## START Extracted material

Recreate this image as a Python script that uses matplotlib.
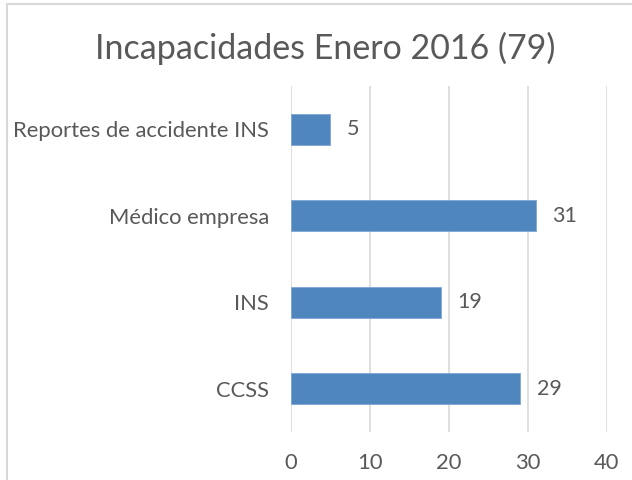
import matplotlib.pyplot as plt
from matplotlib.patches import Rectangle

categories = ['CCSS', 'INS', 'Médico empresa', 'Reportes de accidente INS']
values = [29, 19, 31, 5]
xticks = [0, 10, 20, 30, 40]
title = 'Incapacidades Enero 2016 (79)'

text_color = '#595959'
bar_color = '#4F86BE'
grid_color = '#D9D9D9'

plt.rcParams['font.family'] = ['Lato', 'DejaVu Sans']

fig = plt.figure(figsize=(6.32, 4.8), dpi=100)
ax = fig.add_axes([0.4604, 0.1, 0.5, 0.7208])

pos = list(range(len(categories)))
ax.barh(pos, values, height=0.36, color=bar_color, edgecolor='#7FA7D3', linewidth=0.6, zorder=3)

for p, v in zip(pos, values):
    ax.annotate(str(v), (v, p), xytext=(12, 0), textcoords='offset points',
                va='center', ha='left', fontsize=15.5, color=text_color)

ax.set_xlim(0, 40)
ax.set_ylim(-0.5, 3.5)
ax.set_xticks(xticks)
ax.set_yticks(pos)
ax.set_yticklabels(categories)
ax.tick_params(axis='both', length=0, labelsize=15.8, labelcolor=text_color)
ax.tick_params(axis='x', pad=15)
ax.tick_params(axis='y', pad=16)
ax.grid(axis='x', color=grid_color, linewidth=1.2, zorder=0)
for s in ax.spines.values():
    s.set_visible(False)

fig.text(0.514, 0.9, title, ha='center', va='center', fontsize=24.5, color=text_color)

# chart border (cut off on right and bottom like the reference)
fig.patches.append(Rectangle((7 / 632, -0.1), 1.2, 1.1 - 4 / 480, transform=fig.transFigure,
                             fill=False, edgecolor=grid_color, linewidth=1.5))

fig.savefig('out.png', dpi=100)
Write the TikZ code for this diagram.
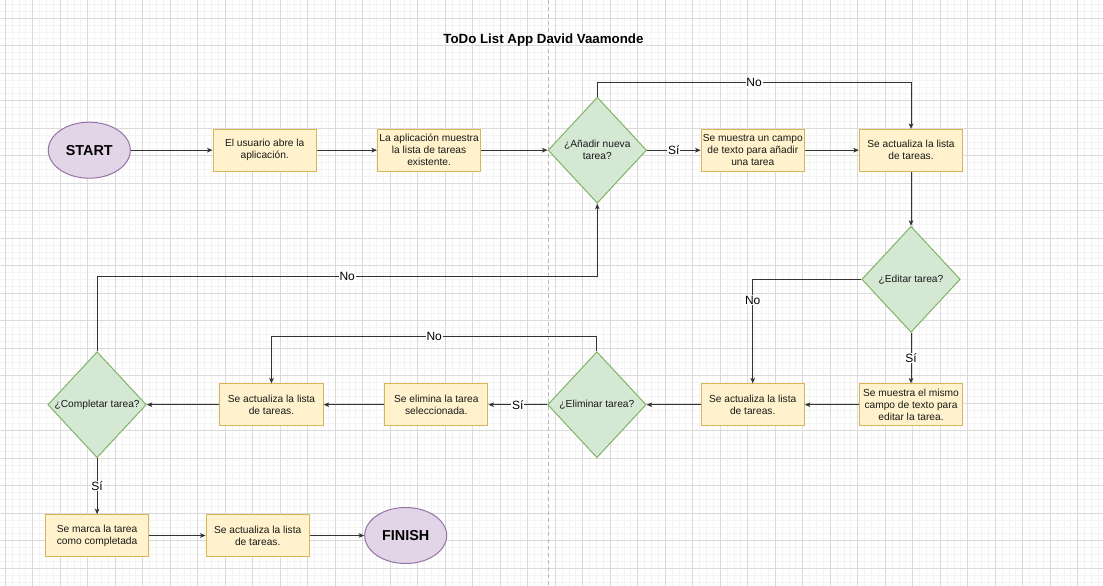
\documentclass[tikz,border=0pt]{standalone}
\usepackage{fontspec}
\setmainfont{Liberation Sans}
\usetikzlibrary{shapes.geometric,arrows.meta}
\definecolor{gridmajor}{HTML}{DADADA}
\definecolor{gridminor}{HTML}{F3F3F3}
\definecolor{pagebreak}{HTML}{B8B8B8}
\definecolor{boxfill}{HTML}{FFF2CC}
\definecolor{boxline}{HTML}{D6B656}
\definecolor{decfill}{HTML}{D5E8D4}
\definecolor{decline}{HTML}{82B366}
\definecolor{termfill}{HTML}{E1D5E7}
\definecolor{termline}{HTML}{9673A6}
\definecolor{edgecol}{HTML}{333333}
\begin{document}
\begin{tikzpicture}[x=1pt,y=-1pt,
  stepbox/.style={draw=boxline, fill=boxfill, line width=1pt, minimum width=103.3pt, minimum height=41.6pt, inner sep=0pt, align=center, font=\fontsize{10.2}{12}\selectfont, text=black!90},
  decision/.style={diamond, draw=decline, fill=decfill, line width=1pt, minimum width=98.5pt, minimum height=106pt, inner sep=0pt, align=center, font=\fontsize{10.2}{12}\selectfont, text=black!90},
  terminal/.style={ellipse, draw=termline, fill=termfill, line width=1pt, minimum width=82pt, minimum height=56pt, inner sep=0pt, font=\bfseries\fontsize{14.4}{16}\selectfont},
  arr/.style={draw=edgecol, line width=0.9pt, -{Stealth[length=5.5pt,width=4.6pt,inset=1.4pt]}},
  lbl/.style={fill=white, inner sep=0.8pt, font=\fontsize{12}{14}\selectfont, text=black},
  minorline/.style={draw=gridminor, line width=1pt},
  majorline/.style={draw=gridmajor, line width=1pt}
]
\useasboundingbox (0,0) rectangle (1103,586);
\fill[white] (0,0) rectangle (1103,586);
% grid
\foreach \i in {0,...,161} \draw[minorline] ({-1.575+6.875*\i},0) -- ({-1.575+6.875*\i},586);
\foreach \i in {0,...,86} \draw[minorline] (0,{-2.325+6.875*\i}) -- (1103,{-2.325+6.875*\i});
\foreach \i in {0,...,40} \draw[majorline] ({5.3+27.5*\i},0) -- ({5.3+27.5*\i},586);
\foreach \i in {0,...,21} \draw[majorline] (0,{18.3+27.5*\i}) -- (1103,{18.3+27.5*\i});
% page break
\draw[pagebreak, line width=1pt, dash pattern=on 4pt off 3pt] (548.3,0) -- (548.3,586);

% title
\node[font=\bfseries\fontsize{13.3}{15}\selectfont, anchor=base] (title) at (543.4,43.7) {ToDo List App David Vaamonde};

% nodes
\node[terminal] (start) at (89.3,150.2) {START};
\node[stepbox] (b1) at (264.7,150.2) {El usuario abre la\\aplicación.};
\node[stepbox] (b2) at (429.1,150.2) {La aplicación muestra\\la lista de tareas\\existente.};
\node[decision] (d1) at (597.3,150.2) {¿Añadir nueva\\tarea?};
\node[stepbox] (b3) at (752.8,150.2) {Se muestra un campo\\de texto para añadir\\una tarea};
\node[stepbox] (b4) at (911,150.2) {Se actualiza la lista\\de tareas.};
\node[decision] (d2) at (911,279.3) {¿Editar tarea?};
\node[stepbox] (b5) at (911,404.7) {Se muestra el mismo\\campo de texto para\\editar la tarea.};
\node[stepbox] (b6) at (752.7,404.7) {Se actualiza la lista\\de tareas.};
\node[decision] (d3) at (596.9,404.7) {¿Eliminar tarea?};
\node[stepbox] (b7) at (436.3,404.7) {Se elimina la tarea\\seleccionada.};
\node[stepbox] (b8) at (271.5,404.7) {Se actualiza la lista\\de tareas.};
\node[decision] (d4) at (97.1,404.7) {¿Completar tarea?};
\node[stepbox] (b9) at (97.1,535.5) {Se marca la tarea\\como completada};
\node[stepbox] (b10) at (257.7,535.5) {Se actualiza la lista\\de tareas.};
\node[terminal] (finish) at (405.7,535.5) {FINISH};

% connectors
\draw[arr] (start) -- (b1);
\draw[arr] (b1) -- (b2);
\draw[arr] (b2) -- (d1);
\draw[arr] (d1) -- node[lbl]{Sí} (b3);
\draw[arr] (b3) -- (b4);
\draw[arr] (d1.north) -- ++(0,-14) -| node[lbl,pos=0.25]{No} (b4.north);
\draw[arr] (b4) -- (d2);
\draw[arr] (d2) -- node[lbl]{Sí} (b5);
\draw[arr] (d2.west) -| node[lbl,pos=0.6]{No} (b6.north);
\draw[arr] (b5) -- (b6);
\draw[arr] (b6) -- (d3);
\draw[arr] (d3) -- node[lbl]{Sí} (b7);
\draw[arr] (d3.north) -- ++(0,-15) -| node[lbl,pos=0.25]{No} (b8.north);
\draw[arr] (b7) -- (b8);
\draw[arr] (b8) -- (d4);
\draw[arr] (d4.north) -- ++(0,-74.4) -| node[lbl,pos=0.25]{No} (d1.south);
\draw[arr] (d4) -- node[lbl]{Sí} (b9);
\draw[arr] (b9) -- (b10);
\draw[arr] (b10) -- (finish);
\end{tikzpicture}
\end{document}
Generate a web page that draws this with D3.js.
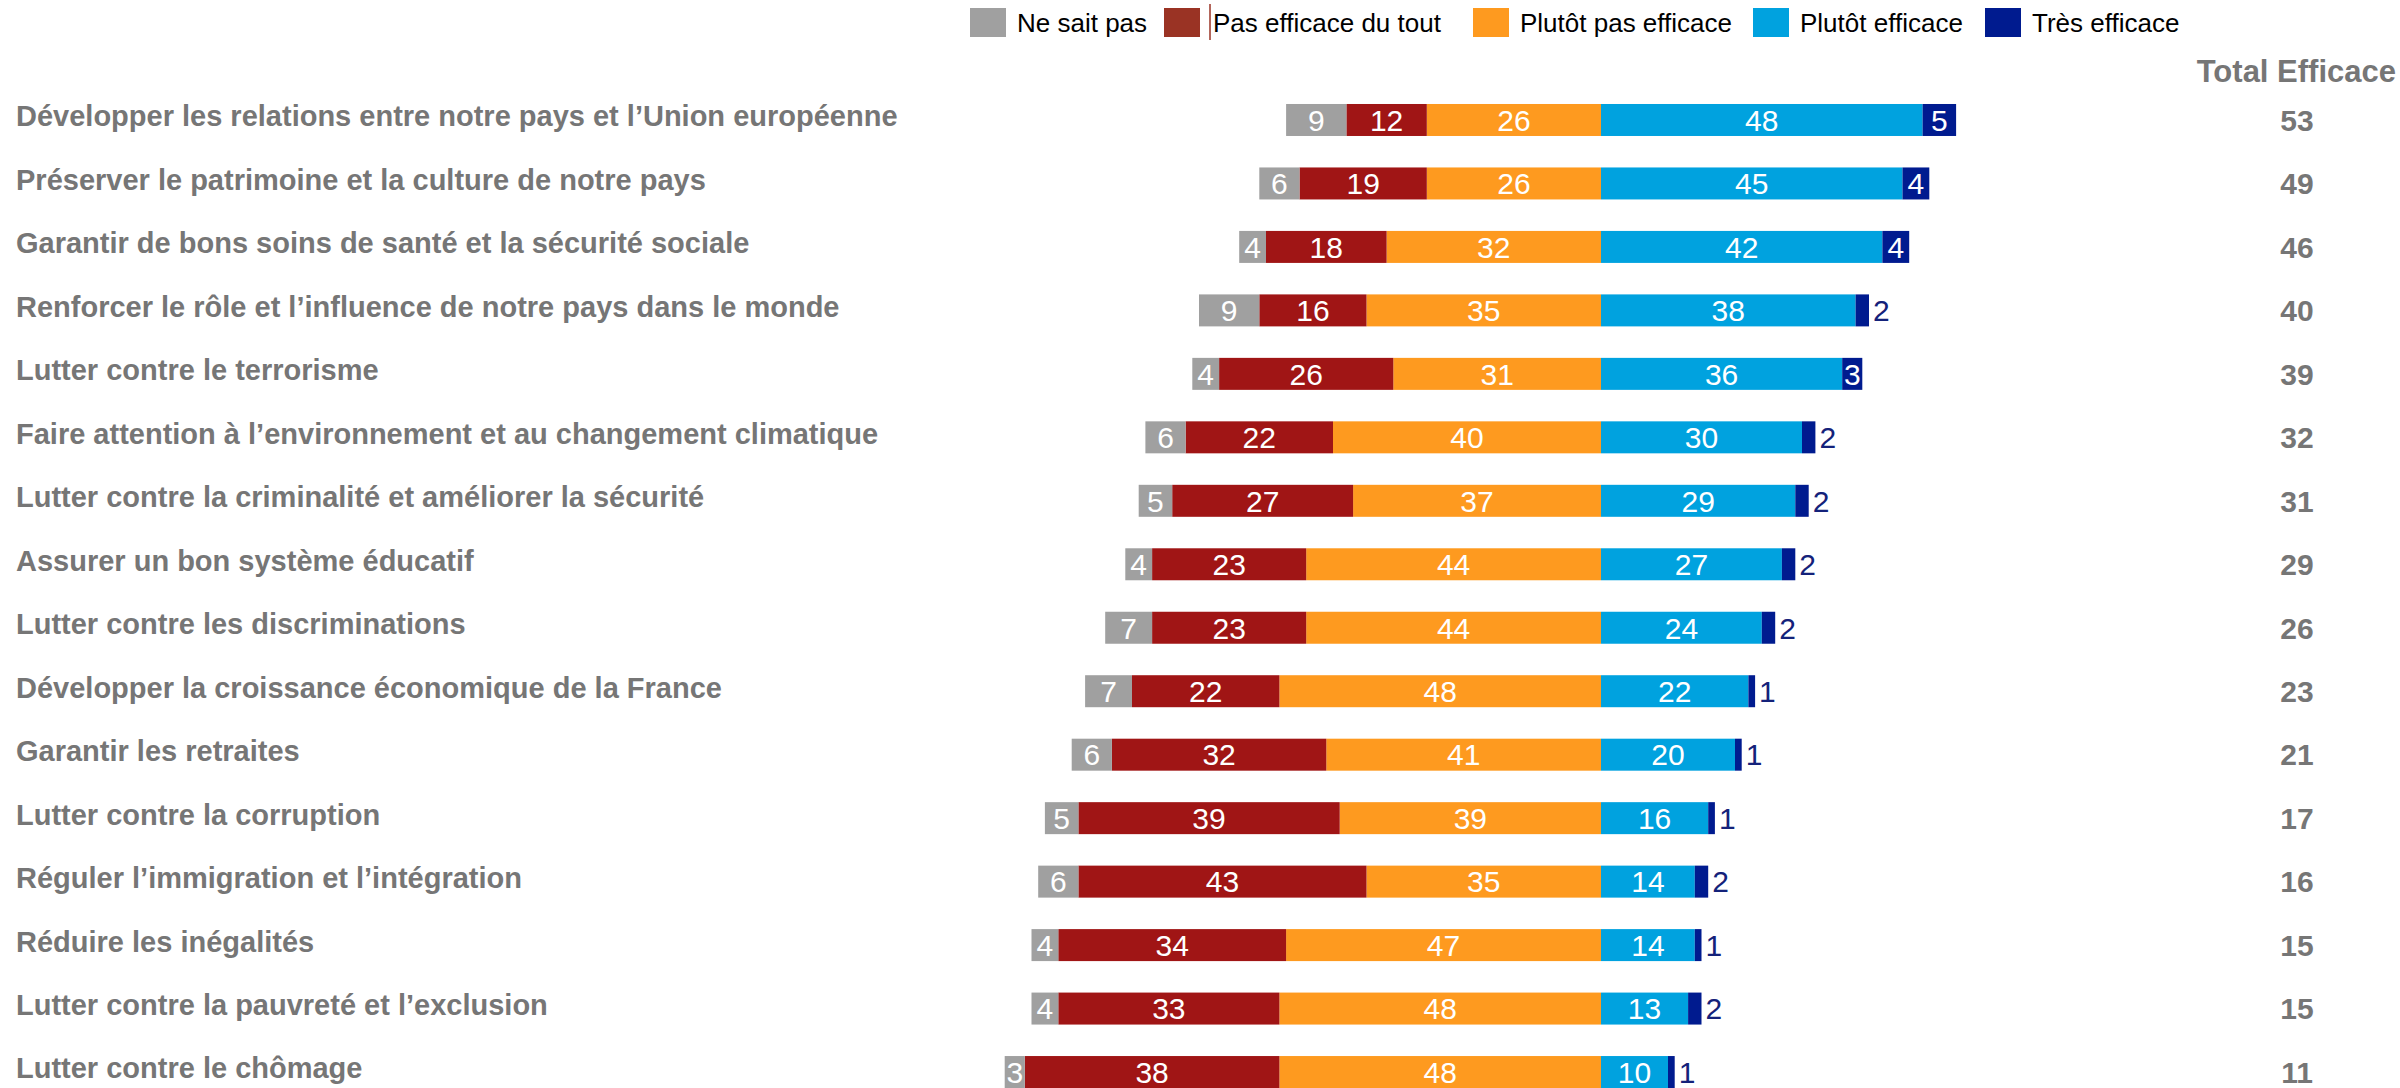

## END Extracted material

_Exercise_
Starting at the top of the listing above, reproduce each line up to and including the one with "plt.rcParams['font.family'] = ['Lato', 'DejaVu"; omit the pictures.

_Task result_
Recreate this image as a Python script that uses matplotlib.
import matplotlib.pyplot as plt
from matplotlib.patches import Rectangle

categories = ['CCSS', 'INS', 'Médico empresa', 'Reportes de accidente INS']
values = [29, 19, 31, 5]
xticks = [0, 10, 20, 30, 40]
title = 'Incapacidades Enero 2016 (79)'

text_color = '#595959'
bar_color = '#4F86BE'
grid_color = '#D9D9D9'

plt.rcParams['font.family'] = ['Lato', 'DejaVu Sans']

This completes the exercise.